Hal ini menunjukkan dinamika yang ada dalam menetapkan dan mengikuti norma-norma di lingkungan DPR. Selain itu, Dhani mengucapkan permintaan ma pihak-pihak yang melaporkannya, termasuk musisi Rayendie Rohy Pono alias Rayen Pono.
Ia meminta maaf atas slip of the tongue yang terjadi di acara diskusi hak cipta, yang menjadi dasar pelaporan ke MKD DPR. Ini menunjukkan sikap hormat dan tanggung jawab yang ia tunjukkan terhadap keluhan yang diajukan oleh pihak lain.
Adapun dalam sidang MKD DPR RI, Dhani menyebut memiliki perbedaan pandangan dengan Komisi Nasional Anti Kekerasan terhadap Perempuan (Komnas Perempuan) yang menilai ide perluasan naturalisasi pemain sepak bola untuk dinikahkan dengan perempuan Indonesia sebagai pernyataannya bernada seksis.
“Menurut saya kan hanya ada satu (pihak) yang merasa itu tidak patut karena tidak sesuai dengan norma yang diyakininya. Komnas Perempuan merasa itu melanggar norma yang mereka yakini, meskipun itu tidak dianggap bertentangan dengan Pancasila,” kata Dhani dalam sidang sebelum pembacaan putusan.
Menurut dia, seksis ataupun gender bukanlah suatu norma yang berlaku di Indonesia. Sebaliknya, dia meyakini bahwa norma yang tepat ialah berpedoman pada etika dan moral dalam Pancasila.
“Bukannya saya sok pintar, seksis itu kan Bahasa Inggris, dan di dalam bahasa Indonesia pun kan norma seksis enggak ada, atau gender juga Bahasa Inggris. Maka dari itu saya tetap bertahan norma itu adalah Pancasila, bukan norma yang dihadirkan dari dunia Barat begitu,” katanya.
Untuk itu, dia merasa pernyataan yang dilontarkannya saat Rapat Komisi X DPR RI bersama Persatuan Sepak Bola Seluruh Indonesia (PSSI), Rabu (5/3) itu tidak bertentangan dengan norma dalam Pancasila dan Undang-Undang Dasar (UUD) 1945.
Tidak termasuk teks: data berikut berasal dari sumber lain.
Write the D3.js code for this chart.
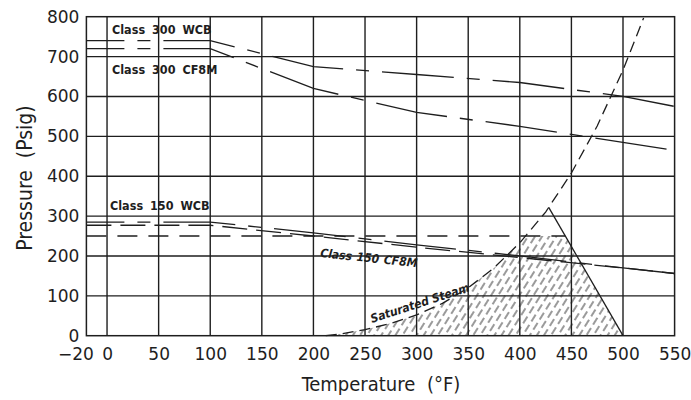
<!DOCTYPE html>
<html>
<head>
<meta charset="utf-8">
<script src="https://cdn.jsdelivr.net/npm/d3@7"></script>
<style>
  body { margin: 0; background: #fff; }
  svg { display: block; }
</style>
</head>
<body>
<script>
/***********************************************************************************/
// Data

var xTicks = [0, 50, 100, 150, 200, 250, 300, 350, 400, 450, 500, 550];
var xTickLabels = ['0', '50', '100', '150', '200', '250', '300', '350', '400', '450', '500', '550'];
var yTicks = [0, 100, 200, 300, 400, 500, 600, 700, 800];

var class300WCB  = [[-20, 740], [100, 740], [200, 675], [300, 655], [400, 635], [500, 600], [550, 575]];
var class300CF8M = [[-20, 720], [100, 720], [200, 620], [300, 560], [400, 525], [450, 505], [550, 465]];
var class150WCB  = [[-20, 285], [100, 285], [200, 258], [300, 228], [400, 200], [500, 170], [550, 156]];
var class150CF8M = [[-20, 277], [100, 277], [200, 250], [300, 222], [400, 196], [500, 170], [550, 156]];
var limit250     = [[-20, 250], [444, 250]];
var steamCurve   = [[212, 0], [225, 4], [250, 15], [275, 31], [300, 52], [325, 81], [350, 120],
                    [375, 170], [400, 233], [425, 310], [450, 408], [475, 526], [500, 666], [520, 797]];
var triangleSide = [[428, 322], [500, 0]];
var hatchArea    = [[212, 0], [225, 4], [250, 15], [275, 31], [300, 52], [325, 81], [350, 120],
                    [375, 170], [400, 233], [405, 250], [444, 250], [500, 0]];

/***********************************************************************************/
// Setup

var W = 691, H = 400;
var x = d3.scaleLinear().domain([-20, 550]).range([86.4, 674.6]);
var y = d3.scaleLinear().domain([0, 800]).range([335.7, 16.7]);
var ink = '#1e1e1e';

var svg = d3.select('body').append('svg').attr('width', W).attr('height', H);

// staggered short dashes, leaning like "/"
var defs = svg.append('defs');
var pat = defs.append('pattern')
  .attr('id', 'hatch').attr('patternUnits', 'userSpaceOnUse')
  .attr('width', 12).attr('height', 12)
  .attr('patternTransform', 'rotate(32)');
pat.append('line').attr('x1', 3).attr('y1', 1).attr('x2', 3).attr('y2', 9)
  .attr('stroke', ink).attr('stroke-width', 0.9);
pat.append('line').attr('x1', 9).attr('y1', 7).attr('x2', 9).attr('y2', 12)
  .attr('stroke', ink).attr('stroke-width', 0.9);
pat.append('line').attr('x1', 9).attr('y1', 0).attr('x2', 9).attr('y2', 3)
  .attr('stroke', ink).attr('stroke-width', 0.9);

var line = d3.line().x(function(d){ return x(d[0]); }).y(function(d){ return y(d[1]); });

/***********************************************************************************/
// Hatched region

svg.append('path').attr('d', line(hatchArea) + 'Z').attr('fill', 'url(#hatch)').attr('stroke', 'none');

/***********************************************************************************/
// Grid and frame

svg.append('g').selectAll('line').data(xTicks.slice(0, -1)).enter().append('line')
  .attr('x1', function(d){ return x(d); }).attr('x2', function(d){ return x(d); })
  .attr('y1', y(0)).attr('y2', y(800))
  .attr('stroke', ink).attr('stroke-width', 1.4);

svg.append('g').selectAll('line').data(yTicks.slice(1, -1)).enter().append('line')
  .attr('y1', function(d){ return y(d); }).attr('y2', function(d){ return y(d); })
  .attr('x1', x(-20)).attr('x2', x(550))
  .attr('stroke', ink).attr('stroke-width', 1.4);

svg.append('rect').attr('x', x(-20)).attr('y', y(800))
  .attr('width', x(550) - x(-20)).attr('height', y(0) - y(800))
  .attr('fill', 'none').attr('stroke', ink).attr('stroke-width', 1.5);

/***********************************************************************************/
// Axes labels

var xAxis = d3.axisBottom(x).tickValues(xTicks).tickSize(0).tickPadding(12)
  .tickFormat(function(d, i){ return xTickLabels[i]; });
var gx = svg.append('g').attr('transform', 'translate(0,' + y(0) + ')').call(xAxis);
gx.select('.domain').remove();
gx.selectAll('text').attr('font-family', 'DejaVu Sans').attr('font-size', 17).attr('fill', ink);
svg.append('text').attr('x', 76).attr('y', y(0) + 24.5).attr('text-anchor', 'middle')
  .attr('font-family', 'DejaVu Sans').attr('font-size', 17).attr('fill', ink).text('\u221220');

var yAxis = d3.axisLeft(y).tickValues(yTicks).tickSize(0).tickPadding(7);
var gy = svg.append('g').attr('transform', 'translate(' + x(-20) + ',0)').call(yAxis);
gy.select('.domain').remove();
gy.selectAll('text').attr('font-family', 'DejaVu Sans').attr('font-size', 17).attr('fill', ink);

svg.append('text').attr('transform', 'translate(32,178) rotate(-90)').attr('text-anchor', 'middle')
  .attr('font-family', 'DejaVu Sans Condensed').attr('font-size', 21).attr('word-spacing', 6)
  .attr('fill', ink).text('Pressure (Psig)');
svg.append('text').attr('x', 381).attr('y', 391).attr('text-anchor', 'middle')
  .attr('font-family', 'DejaVu Sans Condensed').attr('font-size', 20).attr('word-spacing', 6)
  .attr('fill', ink).text('Temperature (\u00b0F)');

/***********************************************************************************/
// Rating lines

function drawLine(data, dash, offset){
  svg.append('path').attr('d', line(data)).attr('fill', 'none')
    .attr('stroke', ink).attr('stroke-width', 1.3)
    .attr('stroke-dasharray', dash).attr('stroke-dashoffset', offset || 0);
}
drawLine(class300WCB, '72,13,13,13', 34);
drawLine(class300CF8M, '72,13,13,13', 34);
drawLine(class150WCB, '72,13,13,13', 34);
drawLine(class150CF8M, '25,9', 0);
drawLine(limit250, '20,11', 0);
drawLine(steamCurve, '11,6', 0);
drawLine(triangleSide, null, 0);

/***********************************************************************************/
// Line labels

function label(tx, ty, rot, txt, italic, size, ws){
  svg.append('text').attr('transform', 'translate(' + tx + ',' + ty + ') rotate(' + rot + ')')
    .attr('font-family', 'DejaVu Sans Condensed').attr('font-weight', 'bold')
    .attr('font-size', size).attr('word-spacing', ws).attr('fill', ink)
    .attr('font-style', italic ? 'italic' : 'normal')
    .text(txt);
}
label(112, 34, 0, 'Class 300 WCB', false, 12.5, 3);
label(112, 74, 0, 'Class 300 CF8M', false, 12.5, 3);
label(110, 210, 0, 'Class 150 WCB', false, 12.5, 3);
label(320, 257, 6, 'Class 150 CF8M', true, 12, 1);
label(372, 323, -18, 'Saturated Steam', true, 12, 0);
</script>
</body>
</html>
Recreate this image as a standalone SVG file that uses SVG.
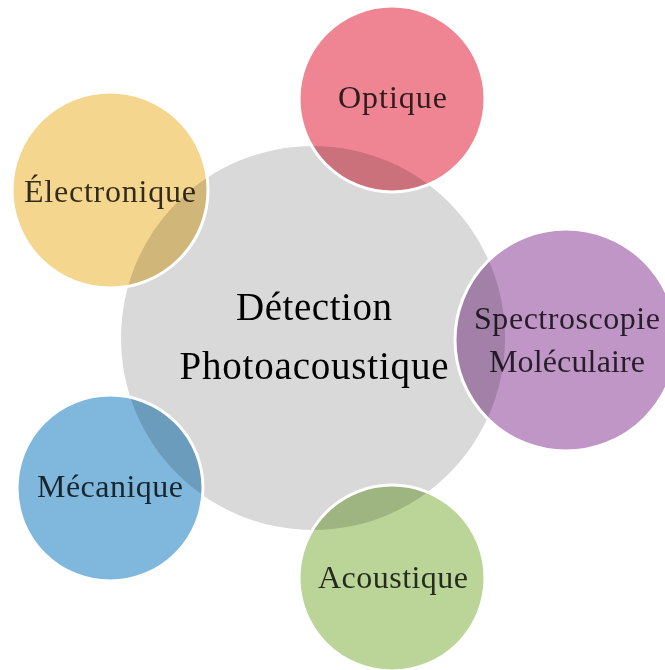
<svg xmlns="http://www.w3.org/2000/svg" width="665" height="670" viewBox="0 0 665 670">
<style>
.fill{mix-blend-mode:multiply;stroke:none}
.ring{fill:none;stroke:#ffffff;stroke-width:3}
.lbl{font-family:"Liberation Serif","DejaVu Serif",serif;font-size:32px;fill:#000;fill-opacity:0.8;text-anchor:middle}
.main{font-family:"Liberation Serif","DejaVu Serif",serif;font-size:39px;fill:#000;text-anchor:middle}
</style>
<rect width="665" height="670" fill="#ffffff"/>
<g id="center">
<circle cx="313" cy="338" r="192" fill="#d9d9d9"/>
</g>
<g id="optique">
<circle class="fill" cx="392" cy="99" r="93" fill="#ef8592"/>
<circle class="ring" cx="392" cy="99" r="93"/>
</g>
<g id="spectroscopie">
<circle class="fill" cx="566" cy="340" r="111" fill="#bf96c6"/>
<circle class="ring" cx="566" cy="340" r="111"/>
</g>
<g id="electronique">
<circle class="fill" cx="110" cy="190" r="98" fill="#f5d68e"/>
<circle class="ring" cx="110" cy="190" r="98"/>
</g>
<g id="mecanique">
<circle class="fill" cx="110" cy="488" r="93" fill="#7fb7dd"/>
<circle class="ring" cx="110" cy="488" r="93"/>
</g>
<g id="acoustique">
<circle class="fill" cx="392" cy="578" r="93" fill="#bbd598"/>
<circle class="ring" cx="392" cy="578" r="93"/>
</g>
<g id="labels">
<text class="main" x="314" y="320" textLength="156">Détection</text>
<text class="main" x="314" y="379" textLength="269">Photoacoustique</text>
<text class="lbl" x="392.5" y="108" textLength="109">Optique</text>
<text class="lbl" x="110" y="202" textLength="172">Électronique</text>
<text class="lbl" x="567" y="329" textLength="186">Spectroscopie</text>
<text class="lbl" x="567" y="372" textLength="156">Moléculaire</text>
<text class="lbl" x="110" y="497" textLength="146">Mécanique</text>
<text class="lbl" x="393" y="588" textLength="150">Acoustique</text>
</g>
</svg>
“Masalah gender, seksis, itu kan pandangan soal pemikiran. Pemikiran bisa berbeda. Selama saya meyakini bahwa pemikiran saya tidak berbeda dengan Pancasila dan norma-norma itu adalah selalu tetap Pancasila yang kita junjung, bukan norma dari dunia Barat,” ucapnya.
“Sehingga kalau dibolehkan berdebat dengan Komnas Perempuan saya akan debat mereka, masalah etika dan masalah moral yang sesuai dengan Pancasila dan Undang-Undang Dasar 1945,” sambungnya.
Ini juga menggarisbawahi pentingnya memahami dan menghormati norma-norma yang berlaku di lingkungan DPR demi menjaga integritas dan kepercayaan publik terhadap lembaga tersebut. (red/ria)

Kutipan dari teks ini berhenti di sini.